Reader Igor Shpudejko of Mahwah, N.J., was disappointed that our summer books issue included numerous genres but not historical fiction. He wrote, "As a voracious male reader, I find it difficult to find good clean historical fiction and am constantly disappointed by the lack of it. ... Can you recommend some great contemporary historical fiction writers?"
Yes, I can-but the search has not been an easy one. Some historical novelists fail to take sufficient account of original sin. Others produce more talk than action. And yet, just when I thought my Shpudejko mission would be a failure, books by two first-time, improbable novelists not only made it onto my pile by the treadmill, but kept me walking for a long time.
One of the debut novelists, Victor Davis Hanson, has received laud, honor, and a $250,000 Bradley Prize for terrific historical works of military history such as Carnage and Culture. Hanson also celebrates the martial virtues in articles for National Review and other conservative publications. His novel, The End of Sparta (Bloomsbury), recreates the 4th century B.C. Thebes vs. Sparta battles.
Hanson particularly focuses on the genius of Theban general Epaminondas, whose democratic vision of freeing Sparta's slaves won him the temporary allegiance of tens of thousands. Memorable characters such as Lichas, a Spartan so determined to kill others that he comes across as a human Terminator, and Melon, a farmer who does not allow his lameness to become weakness, provide human drama.

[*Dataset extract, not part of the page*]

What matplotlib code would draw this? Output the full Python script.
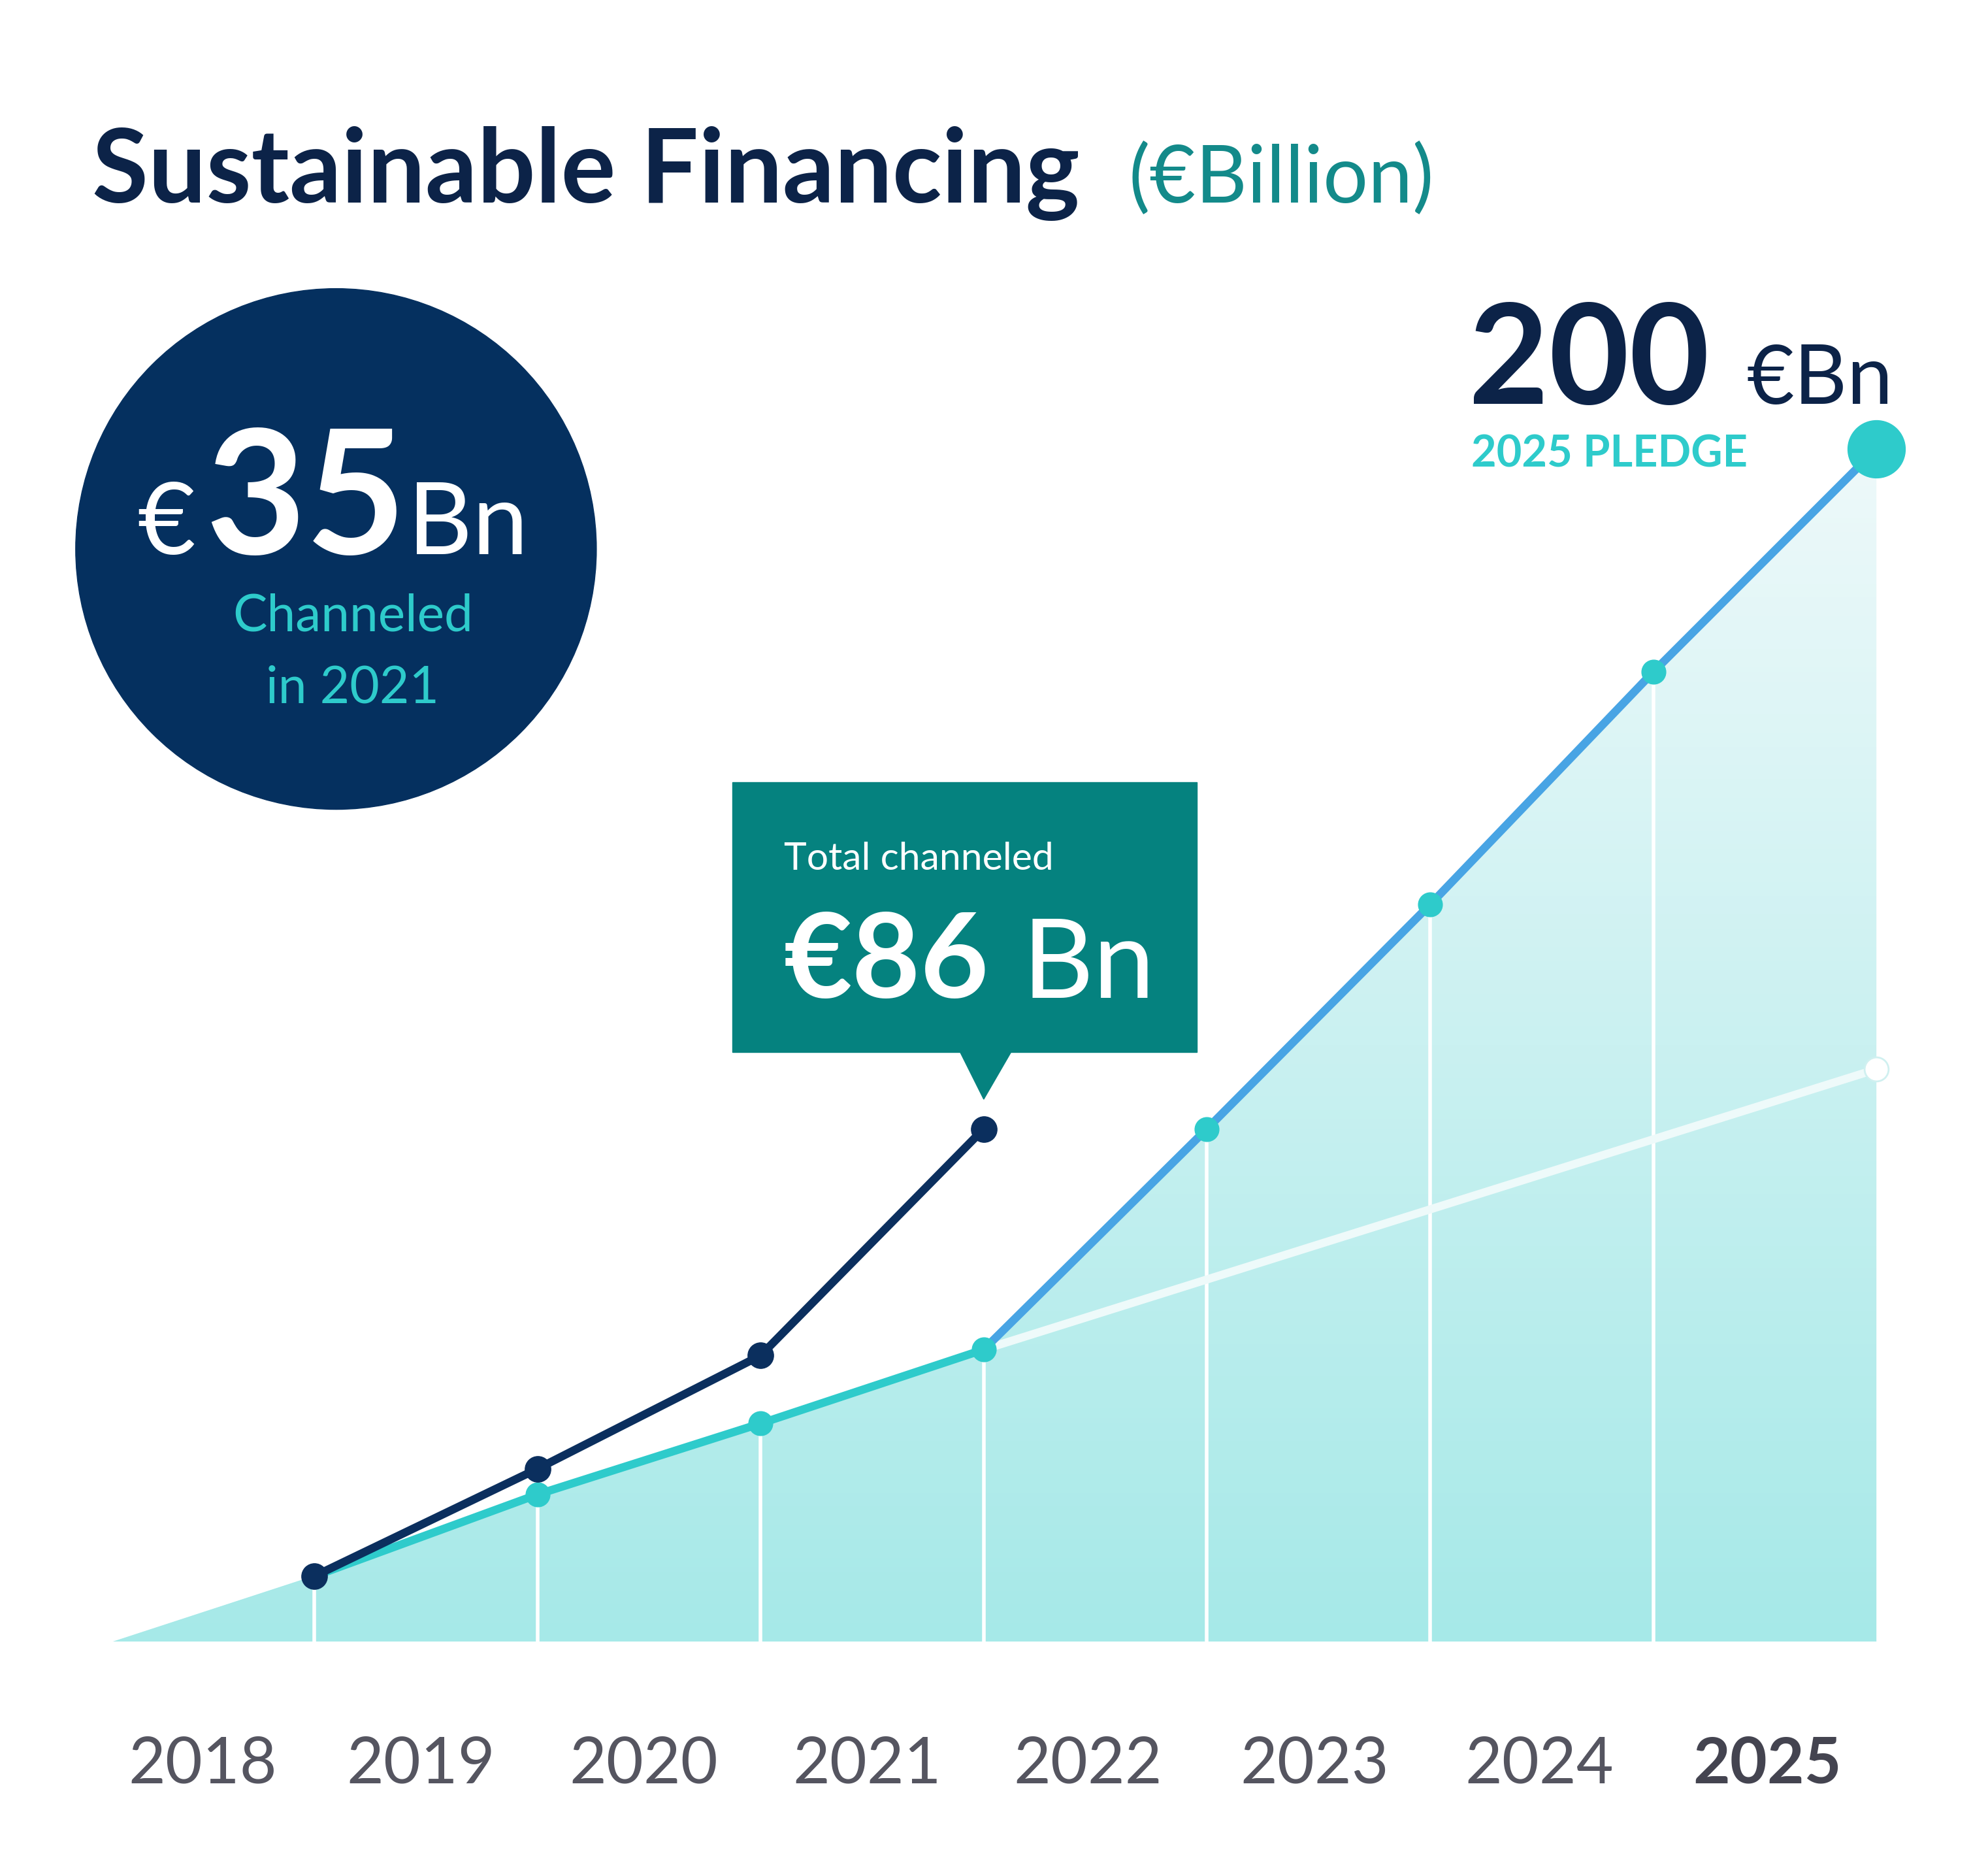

The End of Sparta is receiving some publicity, so I'd like to turn now to a trilogy by John K. Reed: The Coming Wrath, Mabbul, and Mystery of Lawlessness (2005-2010). The publishers are small ministries in Georgia and South Carolina, the author is a Ph.D. geologist and PCA ruling elder/young earth creationist, and the books are set in Noah's time, so it's not surprising that they received no publicity and no media mention that I've run across.
The Coming Wrath occurs in the decades immediately before the flood, and the main character is Madrazi, who (in this fictional account) marries Noah's son Shem. Reed makes first-time-novelist mistakes in pacing, but his vibrant passages pushed me toward Mabbul, which is gripping in its flood narrative, and Mystery of Lawlessness, which occurs in the years leading up to the building of the Tower of Babel.
That last book is the best, with action and well-etched characters mentioned in the Bible (Ham, Nimrod, Ashkenaz, others) or emerging from Reed's imagination (Korac, Noah's post-flood daughters Mariel and Jael). Nimrod is a super-villain but the others are not super-heroes or caricatures: Several rebel but eventually come to understand God's grace, through realistic (not heavy-handed) transitions.
I asked Reed how he developed the concept of Shem's wife Madrazi. He replied, "I was nervous about blending the Bible and fiction for fear of diluting or distorting God's word. ... I decided that the story should not use the people explicitly mentioned as my main characters and focused instead on those not mentioned, which meant a story about the wives of Noah's sons and people who died in the flood.
"Madrazi painfully changing allegiances from her father by blood to her father by marriage. I made her birth father a two-fisted all-American hero gathered from many stories, trying to show that type of character, no matter how good he comes off in the stories, is still under God's rule and wrath."
I also asked him about his portrayal of Ham in his third volume. Reed replied, "Ham definitely developed as I wrote. ... I have always been intrigued by the flawed people in Scripture: Jepthah, Samson, Saul. ... Ham was a flawed, broken man, just as we all are. ... But God delivers flawed, broken people into His kingdom, and so Ham for me personifies the hope that I have in Christ."